The Essence Is the Mechanism

Caricature from The Hornet magazine, March 22, 1871

It’s common knowledge that Charles Darwin’s Origin of the Species was a game changer. Interestingly enough, Darwin’s theory was heavily laden with speculation based on real observation, but lacking any type of significant scientific experimentation. Still, Darwin’s theory of natural selection was the opportunity secular scientists longed for, providing an intellectually plausible mechanism by which naturalistic evolution could possibly take place.

A scientific focus on key mechanisms often leads to a clearer understanding of how this world might actually function. A vital mechanism we all learned about in our early science classes was  photosynthesis–the process by which a plant can process water, nutrients in dirt, carbon dioxide and sunlight to grow; even to the point of producing fruit. Without the essential mechanism of photosynthesis none of us would be alive because we’d have nothing to eat.

Personally, I don’t buy into Darwin’s theory and I don’t generally spend a lot of time thinking about photosynthesis, but those are not the primary issues at hand. Rather, I’m trying to illustrate that in order for growth to take place, there must be a mechanism of transformation—some type of repeatable process that produces real and specific change. (I know some of this may sound terribly technical, but you won’t be disappointed if you bear with me.)

I’ve spent much of my Christian life seeking to understand the mechanism for spiritual growth in the life of a believer. How do we help someone who becomes a child of God to actually grow into a spiritually mature disciple of Christ? (For anyone involved in Christian leadership, this is probably the primary issue of our day). Our initial response might be that we need to get people reading the Word and praying and involved with Christian fellowship.

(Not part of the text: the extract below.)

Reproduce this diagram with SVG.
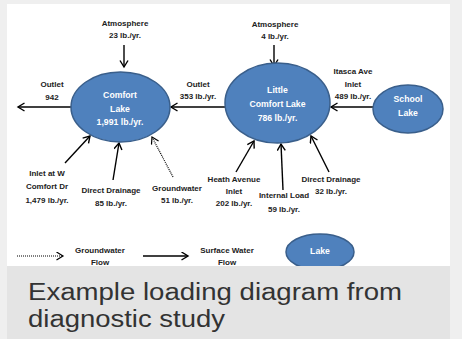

But I would say those are the nutrients of the Christian faith and not the mechanism by which transformation takes place.

Some time ago I came to the conclusion that The Essence Is the Mechanism. If you remember my previous post, The Essence of Christianity is “faith working through love.” Allow me to explain how I think this all works. Although I’ve used some scientific jargon to this point, the mechanism for spiritual growth is really quite simple.

Diagram by At09kg - CC BY-SA 3.0

Biblical faith is the primary means through which we abide in God’s grace. A person abiding and abounding in grace is like a well-tended garden with life breaking out everywhere.

Think about a fruit tree. That tree has so much life that it produces sweet and succulent fruit as a byproduct. There’s no straining or struggling—the tree simply draws in nutrients and the mechanism of photosynthesis does the rest.

Reading and studying the Bible, praying and genuinely connecting with other believers all serve as nutrients that help to nurture our faith, enabling us to continually abide in the Holy Spirit’s life giving grace. The result is the fruit of the Spirit growing in our lives, especially the fruit of love.

“But the fruit of the Spirit is love, joy, peace, patience, kindness, goodness, faithfulness, gentleness, self-control; against such things there is no law.” Galatians 5:22-23 (NASB)

The mechanism for Christian growth is really that simple! Living by faith amounts to abiding in grace. Giving practical expression to our growing love for God (and others) releases yet more grace and perpetuates a cycle of consistent growth with spiritual maturity (and reproduction) as the end product.

Now some readers may be thinking that personal spiritual growth really is not that simple and I might agree to a point. But what’s actually complicated for us is learning how to continually abide in God’s grace—not the mechanism for transformation itself. If we can get this figured out, it will be a game changer for sure!